Objective: The authors tested the hypothesis that patients whose episodes of major depression evidenced more neurobiological disturbance would be less responsive to psychotherapy.
Method: The study subjects were outpatients who were given a diagnosis of recurrent major depressive disorder (unipolar or bipolar II), according to the Research Diagnostic Criteria, following an interview with the Schedule for Affective Disorders and Schizophrenia. They were classified into a group with normal sleep profiles (N = 50) and a group with abnormal sleep profiles (N = 41) on the basis of a validated index score derived from three EEG sleep variables monitored for 2 nights: sleep efficiency, REM latency, and REM density. The groups' responses to short-term interpersonal psychotherapy were compared by means of chi-square tests and life table and random effects model analyses. Responses to the addition of pharmacotherapy for subjects who did not respond to interpersonal psychotherapy were also compared.

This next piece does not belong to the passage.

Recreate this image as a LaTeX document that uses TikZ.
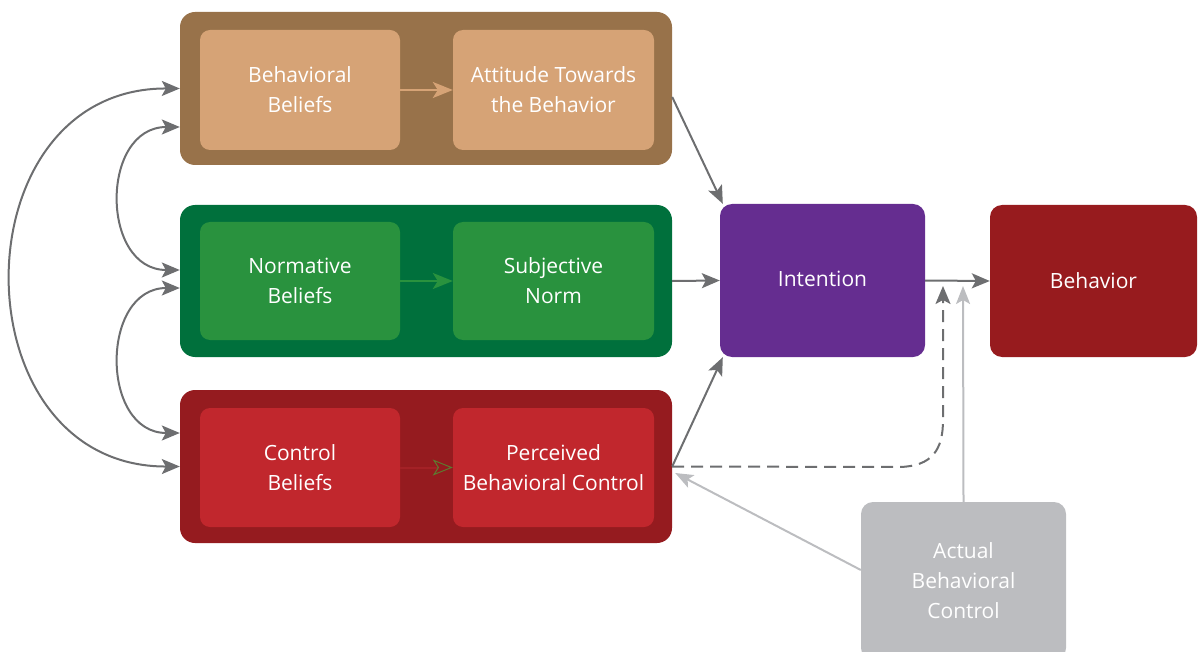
\documentclass[tikz,border=0pt]{standalone}
\usepackage{fontspec}
\setmainfont{Open Sans}
\usetikzlibrary{arrows.meta}
\definecolor{brownO}{HTML}{98724A}
\definecolor{brownI}{HTML}{D6A376}
\definecolor{greenO}{HTML}{00703C}
\definecolor{greenI}{HTML}{29923E}
\definecolor{redO}{HTML}{951B1F}
\definecolor{redI}{HTML}{C1272D}
\definecolor{purp}{HTML}{652D90}
\definecolor{behc}{HTML}{971B1E}
\definecolor{grayB}{HTML}{BCBDC0}
\definecolor{arr}{HTML}{6D6E70}
\definecolor{olivetip}{HTML}{5E7A30}
\tikzset{
  outerbox/.style={rounded corners=15pt, minimum width=492pt, minimum height=153pt, inner sep=0pt},
  innerbox/.style={rounded corners=10pt, minimum width=201pt, minimum height=120pt, inner sep=0pt,
    text=white, align=center, font=\fontsize{21}{30}\selectfont},
  bigbox/.style={rounded corners=12pt, minimum width=205pt, minimum height=153pt, inner sep=0pt,
    text=white, align=center, font=\fontsize{21}{30}\selectfont},
  conn/.style={draw=arr, line width=2pt, -{Stealth[length=18pt,width=15pt,inset=4pt]}},
  biconn/.style={draw=arr, line width=2pt, {Stealth[length=18pt,width=15pt,inset=4pt]}-{Stealth[length=18pt,width=15pt,inset=4pt]}},
  lightconn/.style={draw=grayB, line width=2pt, -{Stealth[length=18pt,width=14pt,inset=4pt]}},
  innerarr/.style={line width=2pt, -{Stealth[length=20pt,width=16pt,inset=5pt]}},
}
\begin{document}
\begin{tikzpicture}[x=1pt,y=-1pt]
\useasboundingbox (0,0) rectangle (1198,652);
% outer boxes
\node[outerbox, fill=brownO] (brown) at (426,88.5) {};
\node[outerbox, fill=greenO, minimum height=152pt] (green) at (426,281) {};
\node[outerbox, fill=redO] (red) at (426,466.5) {};
% inner boxes
\node[innerbox, fill=brownI, minimum width=200pt] (bb) at (300,90) {Behavioral\\Beliefs};
\node[innerbox, fill=brownI] (att) at (553.5,90) {Attitude Towards\\the Behavior};
\node[innerbox, fill=greenI, minimum width=200pt, minimum height=118pt] (nb) at (300,281) {Normative\\Beliefs};
\node[innerbox, fill=greenI, minimum height=118pt] (sn) at (553.5,281) {Subjective\\Norm};
\node[innerbox, fill=redI, minimum width=200pt, minimum height=119pt] (cb) at (300,467.5) {Control\\Beliefs};
\node[innerbox, fill=redI, minimum height=119pt] (pbc) at (553.5,467.5) {Perceived\\Behavioral Control};
% right boxes
\node[bigbox, fill=purp] (int) at (822.5,280.5) {\raisebox{3pt}{Intention}};
\node[bigbox, fill=behc, minimum width=207pt, minimum height=152pt] (beh) at (1093.5,281) {\raisebox{1pt}{Behavior}};
\node[bigbox, fill=grayB, minimum height=158pt] (act) at (963.5,581) {Actual\\Behavioral\\Control};
% inner arrows
\draw[innerarr, draw=brownI] (bb.east) -- (att.west);
\draw[innerarr, draw=greenI] (nb.east) -- (sn.west);
\draw[line width=2pt, draw=redI!85!black, -{Stealth[length=20pt,width=16pt,inset=5pt,color=olivetip,fill=redO,line width=1pt]}] (cb.east) -- (pbc.west);
% connectors to intention
\draw[conn] ([yshift=-8.5pt]brown.east) -- ([xshift=3pt]int.north west);
\draw[conn] (green.east) -- (int.west);
\draw[conn] (red.east) -- ([xshift=3pt]int.south west);
\draw[conn] (int.east) -- (beh.west);
% dashed PBC -> behaviour link
\coordinate (dashend) at (943,286);
\draw[conn, dash pattern=on 12pt off 7pt] (red.east) -- (900,467) .. controls (932,466) and (943,450) .. (943,420) -- (dashend);
% actual control
\coordinate (actend) at (963,286);
\draw[lightconn] (act.north) -- (actend);
\draw[lightconn] ([yshift=11pt]act.west) -- ([xshift=3pt,yshift=-6.5pt]red.east);
% left curved arrows
\draw[biconn] (brown.west) .. controls (-44,88) and (-44,467) .. (red.west);
\draw[biconn] ([yshift=-38.5pt]brown.west) .. controls (100,127) and (100,270) .. ([yshift=11pt]green.west);
\draw[biconn] ([yshift=-7pt]green.west) .. controls (100,288) and (100,433) .. ([yshift=33.5pt]red.west);
\end{tikzpicture}
\end{document}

Results: The patients with abnormal sleep profiles had significantly poorer clinical outcomes with respect to symptom ratings, attrition rates, and remission rates than the patients with more normal sleep profiles. Seventy-five percent of the patients who did not respond to interpersonal psychotherapy had remissions during subsequent pharmacotherapy.
Conclusions: These findings help to define further a neurobiological "boundary" that may limit response to psychotherapy in depression. An abnormal sleep profile may reflect a more marked disturbance of CNS arousal that warrants pharmacotherapy.